Another option could be a mobile blood testing facility that could be sited in e.g. supermarket car parks. Phlebotomy apprenticeships had commenced and bar codes had been introduced in order to speed up the blood testing process.


Members remained concerned that clinics had been without sufficient communication and that the South Hornchurch clinic had not in fact reopened. Officers responded that it was important to look at how demand was managed as there were often around 100 patients awaiting blood tests at Queen’s Hospital at 7 am. The provider Trust had not been given any notice that there would not be a receptionist on site at the Rainham clinic. Staff did attend at the site but it had been unsafe for phlebotomy services without reception cover.


The GP practice at South Hornchurch had asked BHRIT to buy a new specialist phlebotomy Chair and also wished to charge rent.
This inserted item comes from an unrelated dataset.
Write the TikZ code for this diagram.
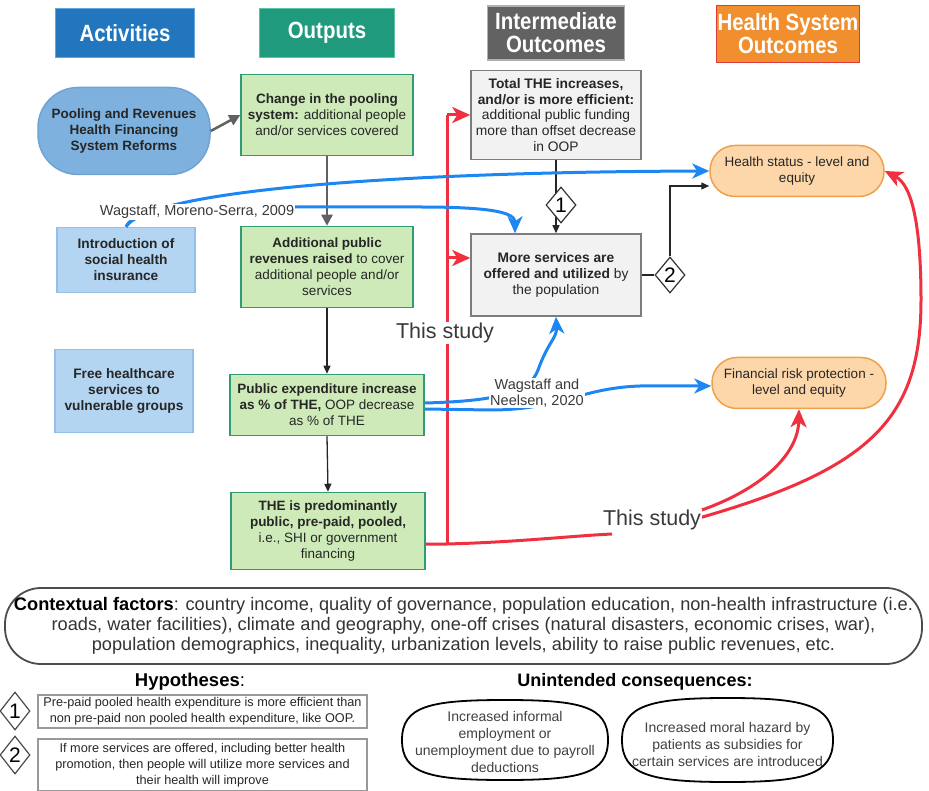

Officers would check with the GP practice re the latest position with reinstating phlebotomy services at the site.


A phlebotomy clinic aimed to see 12 patients per hour but would see as many as possible during opening hours, with no upper limit set. Phlebotomists were sometimes working at different hours to allow a staggered opening tome for the service.
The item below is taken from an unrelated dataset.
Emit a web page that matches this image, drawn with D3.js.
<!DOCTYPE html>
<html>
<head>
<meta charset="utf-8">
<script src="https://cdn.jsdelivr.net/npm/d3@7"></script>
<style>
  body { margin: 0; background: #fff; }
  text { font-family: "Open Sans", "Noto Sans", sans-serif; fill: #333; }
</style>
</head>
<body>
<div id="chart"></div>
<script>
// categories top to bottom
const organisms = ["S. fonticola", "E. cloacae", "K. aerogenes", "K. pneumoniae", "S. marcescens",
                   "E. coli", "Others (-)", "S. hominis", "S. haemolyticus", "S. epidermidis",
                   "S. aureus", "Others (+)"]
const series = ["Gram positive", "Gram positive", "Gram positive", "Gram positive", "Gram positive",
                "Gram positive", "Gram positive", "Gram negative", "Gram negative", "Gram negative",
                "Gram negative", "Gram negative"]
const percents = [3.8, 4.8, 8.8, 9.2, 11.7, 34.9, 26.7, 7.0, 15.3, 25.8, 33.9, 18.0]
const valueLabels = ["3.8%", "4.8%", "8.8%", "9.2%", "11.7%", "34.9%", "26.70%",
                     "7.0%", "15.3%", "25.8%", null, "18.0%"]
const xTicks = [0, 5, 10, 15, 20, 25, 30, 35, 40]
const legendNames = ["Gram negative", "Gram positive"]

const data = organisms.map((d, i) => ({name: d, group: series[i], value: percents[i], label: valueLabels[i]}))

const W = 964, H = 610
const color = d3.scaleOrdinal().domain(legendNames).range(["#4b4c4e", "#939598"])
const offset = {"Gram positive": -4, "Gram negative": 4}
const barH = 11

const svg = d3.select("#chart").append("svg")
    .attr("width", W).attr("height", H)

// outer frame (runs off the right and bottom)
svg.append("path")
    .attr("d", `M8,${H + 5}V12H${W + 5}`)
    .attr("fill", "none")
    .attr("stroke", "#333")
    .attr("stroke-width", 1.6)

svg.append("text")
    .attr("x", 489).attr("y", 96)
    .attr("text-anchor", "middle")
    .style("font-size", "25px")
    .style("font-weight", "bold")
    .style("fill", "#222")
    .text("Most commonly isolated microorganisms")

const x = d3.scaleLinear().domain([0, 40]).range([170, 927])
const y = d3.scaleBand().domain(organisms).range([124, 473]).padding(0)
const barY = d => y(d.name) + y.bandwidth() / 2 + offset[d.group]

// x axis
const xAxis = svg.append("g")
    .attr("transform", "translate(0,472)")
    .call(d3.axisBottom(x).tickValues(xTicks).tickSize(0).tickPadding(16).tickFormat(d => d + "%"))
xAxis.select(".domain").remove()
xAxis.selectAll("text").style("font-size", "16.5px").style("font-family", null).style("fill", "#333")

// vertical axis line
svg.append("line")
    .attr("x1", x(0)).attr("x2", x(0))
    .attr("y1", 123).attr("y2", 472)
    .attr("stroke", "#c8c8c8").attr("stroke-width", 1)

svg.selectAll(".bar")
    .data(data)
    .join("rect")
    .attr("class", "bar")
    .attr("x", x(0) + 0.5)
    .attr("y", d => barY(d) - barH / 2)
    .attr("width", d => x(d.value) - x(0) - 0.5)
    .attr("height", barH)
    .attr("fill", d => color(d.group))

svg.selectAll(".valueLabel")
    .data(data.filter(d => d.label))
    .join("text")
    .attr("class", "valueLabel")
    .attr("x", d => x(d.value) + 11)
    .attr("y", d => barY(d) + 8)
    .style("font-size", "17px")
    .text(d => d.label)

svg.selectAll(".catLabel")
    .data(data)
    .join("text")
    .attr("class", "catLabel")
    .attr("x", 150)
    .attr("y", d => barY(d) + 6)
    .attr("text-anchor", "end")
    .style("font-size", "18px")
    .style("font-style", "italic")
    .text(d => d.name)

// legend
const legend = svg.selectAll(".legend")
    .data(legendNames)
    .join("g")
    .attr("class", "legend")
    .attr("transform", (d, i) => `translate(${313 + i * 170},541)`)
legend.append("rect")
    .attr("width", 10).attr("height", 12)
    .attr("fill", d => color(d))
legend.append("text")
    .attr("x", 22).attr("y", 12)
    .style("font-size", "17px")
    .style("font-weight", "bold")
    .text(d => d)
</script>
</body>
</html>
It was emphasised that the aim was for services to be available in the community and that phlebotomy would not be centralised at Queen’s Hospital. Waiting times for blood tests at Queen’s had now reduced from two hours to one hour and work was planned to improve the environment forchildren’s blood tests at the hospital. A list of all blood test providers would be available by the end of December and this could be provided to the Sub-Committee.


The Sub-Committee noted the position and requested that officers provide the further information as detailed in the minutes.
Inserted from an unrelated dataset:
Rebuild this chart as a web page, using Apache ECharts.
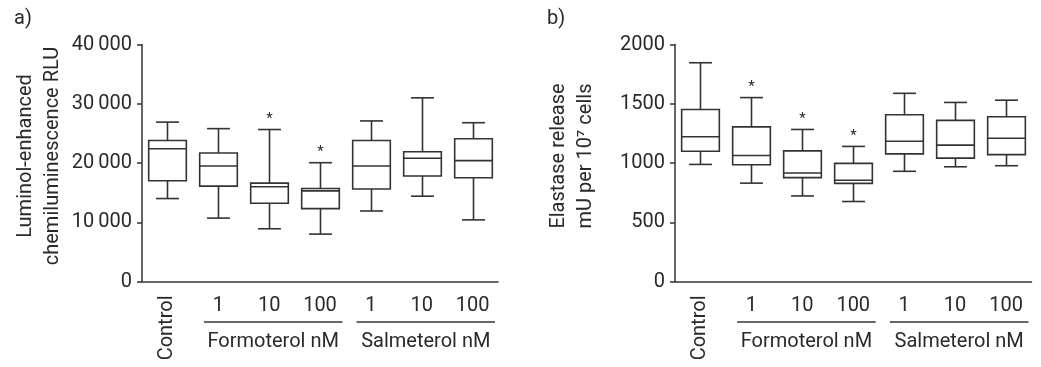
<!DOCTYPE html>
<html>
<head>
<meta charset="utf-8">
<script src="https://cdn.jsdelivr.net/npm/echarts@6/dist/echarts.min.js"></script>
<style>html,body{margin:0;padding:0;background:#fff}#c{width:1041px;height:367px}</style>
</head>
<body>
<div id="c"></div>
<script>
// ---------- data ----------
const categoryKeys = ['Control', 'F1', 'F10', 'F100', 'S1', 'S10', 'S100'];
const categoryLabels = ['Control', '1', '10', '100', '1', '10', '100'];
const groups = [
  { name: 'Formoterol nM', from: 1, to: 3 },
  { name: 'Salmeterol nM', from: 4, to: 6 }
];
// each entry: [min, Q1, median, Q3, max]
const chemiBoxes = [
  [14000, 17000, 22400, 23800, 26900],
  [10700, 16100, 19500, 21700, 25800],
  [8900, 13200, 16000, 16600, 25650],
  [8000, 12300, 15300, 15700, 20050],
  [11900, 15600, 19500, 23800, 27100],
  [14400, 17800, 20800, 21900, 31000],
  [10400, 17500, 20400, 24100, 26800]
];
const chemiStars = [false, false, true, true, false, false, false];
const elastaseBoxes = [
  [988, 1099, 1222, 1451, 1846],
  [830, 985, 1063, 1305, 1552],
  [722, 877, 915, 1102, 1283],
  [675, 828, 854, 997, 1140],
  [930, 1077, 1184, 1407, 1588],
  [968, 1041, 1151, 1360, 1511],
  [977, 1071, 1209, 1390, 1530]
];
const elastaseStars = [false, true, true, true, false, false, false];
const chemiTicks = [0, 10000, 20000, 30000, 40000];
const chemiTickLabels = ['0', '10\u2009000', '20\u2009000', '30\u2009000', '40\u2009000'];
const elastaseTicks = [0, 500, 1000, 1500, 2000];
const elastaseTickLabels = ['0', '500', '1000', '1500', '2000'];
const panelTitles = ['a)', 'b)'];
const yNames = ['Luminol-enhanced\nchemiluminescence RLU', 'Elastase release\nmU per 10\u2077 cells'];

// ---------- styles ----------
const FONT = 'Roboto';
const FS = 20;
const TXT = '#2a2a2a';
const LINE = '#333';

const chart = echarts.init(document.getElementById('c'), null, { renderer: 'canvas' });

function renderBox(params, api) {
  const x = api.value(0);
  const band = api.size([1, 0])[0];
  const bw = band * 0.74, cw = band * 0.45;
  const pMin = api.coord([x, api.value(1)]);
  const pQ1 = api.coord([x, api.value(2)]);
  const pMed = api.coord([x, api.value(3)]);
  const pQ3 = api.coord([x, api.value(4)]);
  const pMax = api.coord([x, api.value(5)]);
  const cx = Math.round(pMin[0]) + 0.5;
  const st = { stroke: LINE, lineWidth: 1.6, fill: null };
  const children = [
    { type: 'line', shape: { x1: cx, y1: pMax[1], x2: cx, y2: pQ3[1] }, style: st },
    { type: 'line', shape: { x1: cx, y1: pQ1[1], x2: cx, y2: pMin[1] }, style: st },
    { type: 'line', shape: { x1: cx - cw / 2, y1: pMax[1], x2: cx + cw / 2, y2: pMax[1] }, style: st },
    { type: 'line', shape: { x1: cx - cw / 2, y1: pMin[1], x2: cx + cw / 2, y2: pMin[1] }, style: st },
    { type: 'rect', shape: { x: cx - bw / 2, y: pQ3[1], width: bw, height: pQ1[1] - pQ3[1] }, style: { stroke: LINE, lineWidth: 1.6, fill: '#fff' } },
    { type: 'line', shape: { x1: cx - bw / 2, y1: pMed[1], x2: cx + bw / 2, y2: pMed[1] }, style: st }
  ];
  if (api.value(6)) {
    children.push({ type: 'text', style: { text: '*', x: cx, y: pMax[1] - 3, align: 'center', verticalAlign: 'bottom', fill: TXT, font: '15px ' + FONT } });
  }
  return { type: 'group', children };
}

function toData(boxes, stars) {
  return boxes.map((b, i) => [i, b[0], b[1], b[2], b[3], b[4], stars[i] ? 1 : 0]);
}

const grids = [
  { left: 142, right: 543, top: 44.5, bottom: 85.5 },
  { left: 675, right: 9.5, top: 44.5, bottom: 85.5 }
];

function xAxesFor(gi) {
  return [
    {
      type: 'category', gridIndex: gi, data: categoryKeys,
      axisLine: { lineStyle: { color: LINE, width: 1.5 } },
      axisTick: { alignWithLabel: true, length: 5, lineStyle: { color: LINE, width: 1.5 } },
      axisLabel: { margin: 14, color: TXT, fontFamily: FONT, fontSize: FS,
        formatter: (v, i) => (i === 0 ? '' : categoryLabels[i]) },
      splitLine: { show: false }
    },
    {
      type: 'category', gridIndex: gi, data: categoryKeys, position: 'bottom',
      axisLine: { show: false }, axisTick: { show: false },
      axisLabel: { margin: 14, rotate: 90, color: TXT, fontFamily: FONT, fontSize: FS,
        formatter: (v, i) => (i === 0 ? categoryLabels[0] : '') },
      splitLine: { show: false }
    }
  ];
}

function yAxisFor(gi, ticks, labels, name) {
  return {
    type: 'value', gridIndex: gi, min: ticks[0], max: ticks[ticks.length - 1],
    interval: ticks[1] - ticks[0],
    name: name, nameLocation: 'middle', nameGap: 76, nameRotate: 90,
    nameTextStyle: { color: TXT, fontFamily: FONT, fontSize: FS, lineHeight: 27, padding: [0, 0, 0, 14] },
    axisLine: { show: true, lineStyle: { color: LINE, width: 1.5 } },
    axisTick: { show: true, length: 5, lineStyle: { color: LINE, width: 1.5 } },
    axisLabel: { margin: 10, color: TXT, fontFamily: FONT, fontSize: FS,
      formatter: v => labels[ticks.indexOf(v)] },
    splitLine: { show: false }
  };
}

const option = {
  animation: false,
  backgroundColor: '#fff',
  grid: grids,
  xAxis: [...xAxesFor(0), ...xAxesFor(1)],
  yAxis: [
    yAxisFor(0, chemiTicks, chemiTickLabels, yNames[0]),
    yAxisFor(1, elastaseTicks, elastaseTickLabels, yNames[1])
  ],
  series: [
    { type: 'custom', xAxisIndex: 0, yAxisIndex: 0, renderItem: renderBox,
      encode: { x: 0, y: [1, 2, 3, 4, 5] }, data: toData(chemiBoxes, chemiStars) },
    { type: 'custom', xAxisIndex: 2, yAxisIndex: 1, renderItem: renderBox,
      encode: { x: 0, y: [1, 2, 3, 4, 5] }, data: toData(elastaseBoxes, elastaseStars) }
  ]
};
chart.setOption(option);

// group brackets & panel labels, positioned from the axes
const graphics = [];
[0, 2].forEach((xi, pi) => {
  const band = chart.convertToPixel({ xAxisIndex: xi }, 1) - chart.convertToPixel({ xAxisIndex: xi }, 0);
  const yBase = chart.convertToPixel({ yAxisIndex: pi }, 0);
  groups.forEach(g => {
    const c1 = chart.convertToPixel({ xAxisIndex: xi }, g.from);
    const c2 = chart.convertToPixel({ xAxisIndex: xi }, g.to);
    const mid = (c1 + c2) / 2 + band * 0.08;
    const half = band * 1.36;
    graphics.push({ type: 'line', shape: { x1: mid - half, y1: yBase + 40.5, x2: mid + half, y2: yBase + 40.5 },
      style: { stroke: LINE, lineWidth: 1.3 } });
    graphics.push({ type: 'text', x: mid, y: yBase + 60,
      style: { text: g.name, align: 'center', verticalAlign: 'middle', fill: TXT, font: FS + 'px ' + FONT } });
  });
  graphics.push({ type: 'text', x: pi === 0 ? 14 : 547, y: 19,
    style: { text: panelTitles[pi], align: 'left', verticalAlign: 'middle', fill: TXT, font: FS + 'px ' + FONT } });
});
chart.setOption({ graphic: graphics });
</script>
</body>
</html>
Report and presentation attached.

Additional documents:


Officers accepted that the current system for Child and Adolescent Mental Health Services (CAMHS) was not perfect but felt that the system was improving with new investment having been made in the service.  There had been a culture change away from the old four tier system with the new I-Thrive system covering treatment, support and self-management etc. The new children’s model for mental health services had been piloted in the north locality of Havering.


Feedback from schools had been favourable with schools feeling they now had a better understanding of CAMHS and in particular the role of the Support Time and Recovery Worker. This had resulted in more appropriate rates of referral from schools to CAMHS. The CAMHS website had also been improved which helped young people to access services.


Children with speech and language difficulties were more likely to struggle in school and become young offenders etc but NELFT was now working closely with the Council’s adolescent safeguarding team on these issues. A representative from Havering CCG added that the CCG worked with schools and providers to develop services for resilience building.


The CAMHS transformation strategy had recently been refreshed and this could be circulated to Members. The Havering Transformation Board for CAMHS had also been considered as operating successfully.


The sub-Committee noted the presentation and thanked officers for the services being provided in Havering.





Report attached.

Additional documents:


Performance on delayed transfers of care had improved slightly in the last quarter with most delays being attributed to issues in the health sector with for example patients awaiting transfer to a bed in a neurological rehabilitation unit.